Is it primarily made of biological material? It sure is! So is it “alive?” I think it is. But maybe you still disagree. Would you disagree if I said it was intelligent? That’s harder to refute isn’t it? It’s out there accomplishing goals. Through their practice of information compartmentalization, we know that the humans working to further those goals are likely unaware of them, and they certainly exceed the bounds of individual human understanding.

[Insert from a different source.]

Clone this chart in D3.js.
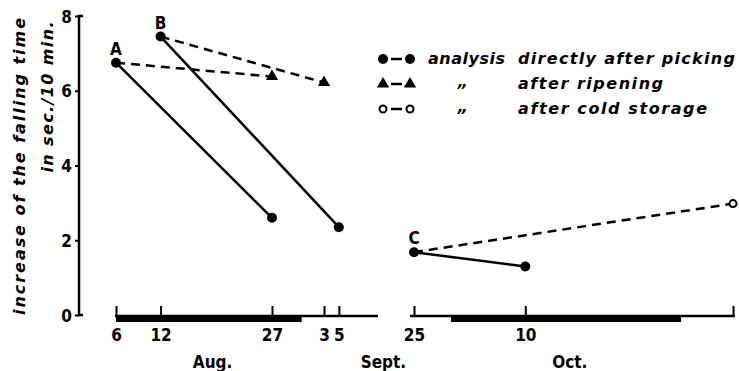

We are slowly arriving at the point of my post. This is how I see the world. Institutions, governments, nations, and even sometimes networked computers are alien intelligences as far as I’m concerned. They may be comprised primarily of human beings, but they are no less alien. What are you to an individual gut microbe? What is the microbe to you? My approach to dealing with institutions is more along those lines than along the lines of political science or civics. To me the problem of AI alignment is no different from aligning governments and institutions. In both cases you’re dealing with an intelligence greater than yourself, more powerful than yourself, whose inner mind is completely unknowable to you because it is so alien. We’ve been trying to solve the alignment problem for institutions for all of human history, and we’ve never succeeded. Perhaps it’s because we approach the problem the wrong way?